In 1943 Ogura told me that Shigei was dying in Tokyo of some mysterious complaint, that his wife would not permit anyone in to see him, and that the end couldn’t be far off. Whatever he died of, it was not the pangs of conscience.
Chapter 51
Almost the
entire Health Department was still outside of Stanley, in actuality working away under Selwyn’s direction, though the Japanese managed to satisfy their own pride by calling the British “advisers” and keeping a few of their own men in the office for show. Colonel Nguchi, the medical officer who had befriended Selwyn, turned out to be a wonderfully lucky accident for us. It seems that he had been one of a party sent by Tokyo, a few years before the war, to Hong Kong on a polite tour of inspection of British methods of hygiene. At that time he had been so much impressed by Selwyn’s elaborately formal politeness, in comparison with the usual British offhand manners that he as an Oriental had already encountered, that he made a vow to himself. “Here for once is an Englishman of true courtesy,” he said. All his inferiority complex contributed to the pleasure he felt in Selwyn’s attitude. “If ever I have the chance,” he thought, “I will repay him for his politeness.”
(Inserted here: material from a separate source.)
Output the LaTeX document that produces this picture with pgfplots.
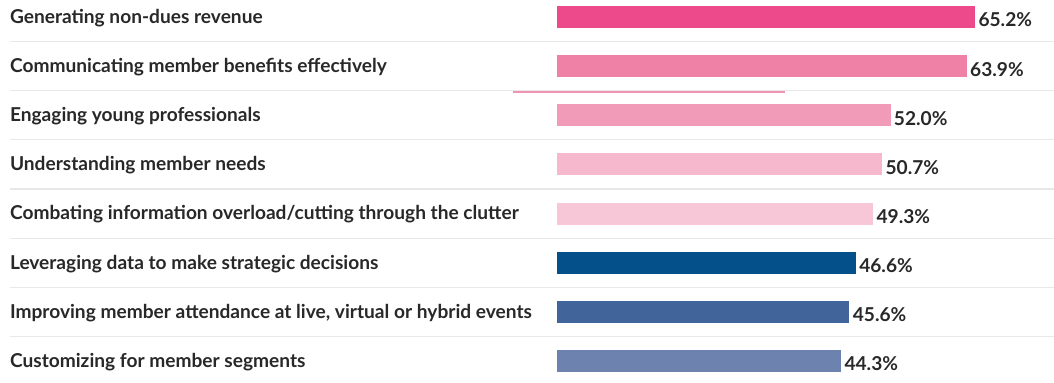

It was on his urgent representation to the higher military authorities that Selwyn still retained his position, but that position was always precarious. Selwyn was up against the swollen suspicions of the entire Japanese crowd, the hatred they felt for Englishmen, and the resentment of the gendarmes, who were always jealously watchful of their powers and who felt that Nguchi, a mere medical military man, was trying to put something over on them. The gendarmes were for the most part totally uneducated thugs, whose only aim in life was to get as much for themselves as possible, in the quickest time they could. Nguchi was no Sunday-school teacher, but he did have a vague desire to keep the city healthy. The gendarmes didn’t give a damn about the city’s health. They hated the city, they hated the Chinese, they hated the British, and they were not fond of the Army and the Navy; they were jealous of their power though they themselves were in the saddle. The Army and Navy, they felt, were a constant threat to their authority. Everything was a threat to their authority.